Transcribe each line exactly.

>> begin Collected material

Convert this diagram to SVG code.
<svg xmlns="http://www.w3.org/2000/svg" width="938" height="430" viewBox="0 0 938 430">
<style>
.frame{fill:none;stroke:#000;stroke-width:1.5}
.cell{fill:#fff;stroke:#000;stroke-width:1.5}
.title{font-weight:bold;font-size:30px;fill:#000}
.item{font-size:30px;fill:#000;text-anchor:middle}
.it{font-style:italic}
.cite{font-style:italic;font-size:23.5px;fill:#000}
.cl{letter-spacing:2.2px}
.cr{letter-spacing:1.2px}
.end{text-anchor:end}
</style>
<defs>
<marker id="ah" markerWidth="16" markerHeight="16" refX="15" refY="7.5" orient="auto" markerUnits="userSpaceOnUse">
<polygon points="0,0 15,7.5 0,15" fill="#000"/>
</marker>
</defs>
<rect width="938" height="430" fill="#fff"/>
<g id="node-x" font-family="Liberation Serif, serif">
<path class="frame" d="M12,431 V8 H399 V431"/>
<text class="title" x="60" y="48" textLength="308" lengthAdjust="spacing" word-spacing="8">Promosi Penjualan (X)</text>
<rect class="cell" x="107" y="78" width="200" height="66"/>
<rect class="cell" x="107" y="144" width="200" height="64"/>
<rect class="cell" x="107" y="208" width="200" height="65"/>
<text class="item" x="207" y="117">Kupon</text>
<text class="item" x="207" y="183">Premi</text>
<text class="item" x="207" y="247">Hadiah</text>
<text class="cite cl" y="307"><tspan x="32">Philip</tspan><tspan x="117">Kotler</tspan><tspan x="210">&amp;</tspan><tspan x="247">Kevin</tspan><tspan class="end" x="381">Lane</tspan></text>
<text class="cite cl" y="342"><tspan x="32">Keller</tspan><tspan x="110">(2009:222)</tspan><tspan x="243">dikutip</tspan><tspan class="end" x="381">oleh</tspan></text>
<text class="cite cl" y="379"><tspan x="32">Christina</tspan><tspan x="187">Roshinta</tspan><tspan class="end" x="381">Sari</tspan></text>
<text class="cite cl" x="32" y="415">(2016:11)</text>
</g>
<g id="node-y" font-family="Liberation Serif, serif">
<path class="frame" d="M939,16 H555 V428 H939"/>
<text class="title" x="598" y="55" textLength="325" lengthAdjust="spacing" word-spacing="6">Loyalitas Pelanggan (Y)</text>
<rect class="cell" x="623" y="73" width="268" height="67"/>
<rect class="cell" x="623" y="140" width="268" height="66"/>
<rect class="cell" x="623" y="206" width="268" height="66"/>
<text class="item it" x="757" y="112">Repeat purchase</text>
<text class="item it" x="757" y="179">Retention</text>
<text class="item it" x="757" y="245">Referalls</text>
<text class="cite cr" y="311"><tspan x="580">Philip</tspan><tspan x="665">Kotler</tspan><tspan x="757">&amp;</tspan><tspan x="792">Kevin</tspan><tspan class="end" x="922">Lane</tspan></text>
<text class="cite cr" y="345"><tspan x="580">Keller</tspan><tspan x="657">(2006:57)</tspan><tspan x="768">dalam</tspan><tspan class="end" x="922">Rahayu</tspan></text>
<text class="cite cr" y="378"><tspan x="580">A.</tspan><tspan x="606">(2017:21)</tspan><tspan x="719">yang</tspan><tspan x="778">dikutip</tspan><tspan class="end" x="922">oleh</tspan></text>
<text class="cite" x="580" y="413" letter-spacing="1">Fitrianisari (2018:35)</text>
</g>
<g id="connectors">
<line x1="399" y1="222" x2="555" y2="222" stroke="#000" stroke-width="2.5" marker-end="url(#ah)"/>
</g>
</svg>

>> end Collected material

### [Reply]
Convert this diagram to SVG code.
<svg xmlns="http://www.w3.org/2000/svg" width="938" height="430" viewBox="0 0 938 430">
<style>
.frame{fill:none;stroke:#000;stroke-width:1.5}
.cell{fill:#fff;stroke:#000;stroke-width:1.5}
.title{font-weight:bold;font-size:30px;fill:#000}
.item{font-size:30px;fill:#000;text-anchor:middle}
.it{font-style:italic}
.cite{font-style:italic;font-size:23.5px;fill:#000}
.cl{letter-spacing:2.2px}
.cr{letter-spacing:1.2px}
.end{text-anchor:end}
</style>
<defs>
<marker id="ah" markerWidth="16" markerHeight="16" refX="15" refY="7.5" orient="auto" markerUnits="userSpaceOnUse">
<polygon points="0,0 15,7.5 0,15" fill="#000"/>
</marker>
</defs>
<rect width="938" height="430" fill="#fff"/>
<g id="node-x" font-family="Liberation Serif, serif">
<path class="frame" d="M12,431 V8 H399 V431"/>
<text class="title" x="60" y="48" textLength="308" lengthAdjust="spacing" word-spacing="8">Promosi Penjualan (X)</text>
<rect class="cell" x="107" y="78" width="200" height="66"/>
<rect class="cell" x="107" y="144" width="200" height="64"/>
<rect class="cell" x="107" y="208" width="200" height="65"/>
<text class="item" x="207" y="117">Kupon</text>
<text class="item" x="207" y="183">Premi</text>
<text class="item" x="207" y="247">Hadiah</text>
<text class="cite cl" y="307"><tspan x="32">Philip</tspan><tspan x="117">Kotler</tspan><tspan x="210">&amp;</tspan><tspan x="247">Kevin</tspan><tspan class="end" x="381">Lane</tspan></text>
<text class="cite cl" y="342"><tspan x="32">Keller</tspan><tspan x="110">(2009:222)</tspan><tspan x="243">dikutip</tspan><tspan class="end" x="381">oleh</tspan></text>
<text class="cite cl" y="379"><tspan x="32">Christina</tspan><tspan x="187">Roshinta</tspan><tspan class="end" x="381">Sari</tspan></text>
<text class="cite cl" x="32" y="415">(2016:11)</text>
</g>
<g id="node-y" font-family="Liberation Serif, serif">
<path class="frame" d="M939,16 H555 V428 H939"/>
<text class="title" x="598" y="55" textLength="325" lengthAdjust="spacing" word-spacing="6">Loyalitas Pelanggan (Y)</text>
<rect class="cell" x="623" y="73" width="268" height="67"/>
<rect class="cell" x="623" y="140" width="268" height="66"/>
<rect class="cell" x="623" y="206" width="268" height="66"/>
<text class="item it" x="757" y="112">Repeat purchase</text>
<text class="item it" x="757" y="179">Retention</text>
<text class="item it" x="757" y="245">Referalls</text>
<text class="cite cr" y="311"><tspan x="580">Philip</tspan><tspan x="665">Kotler</tspan><tspan x="757">&amp;</tspan><tspan x="792">Kevin</tspan><tspan class="end" x="922">Lane</tspan></text>
<text class="cite cr" y="345"><tspan x="580">Keller</tspan><tspan x="657">(2006:57)</tspan><tspan x="768">dalam</tspan><tspan class="end" x="922">Rahayu</tspan></text>
<text class="cite cr" y="378"><tspan x="580">A.</tspan><tspan x="606">(2017:21)</tspan><tspan x="719">yang</tspan><tspan x="778">dikutip</tspan><tspan class="end" x="922">oleh</tspan></text>
<text class="cite" x="580" y="413" letter-spacing="1">Fitrianisari (2018:35)</text>
</g>
<g id="connectors">
<line x1="399" y1="222" x2="555" y2="222" stroke="#000" stroke-width="2.5" marker-end="url(#ah)"/>
</g>
</svg>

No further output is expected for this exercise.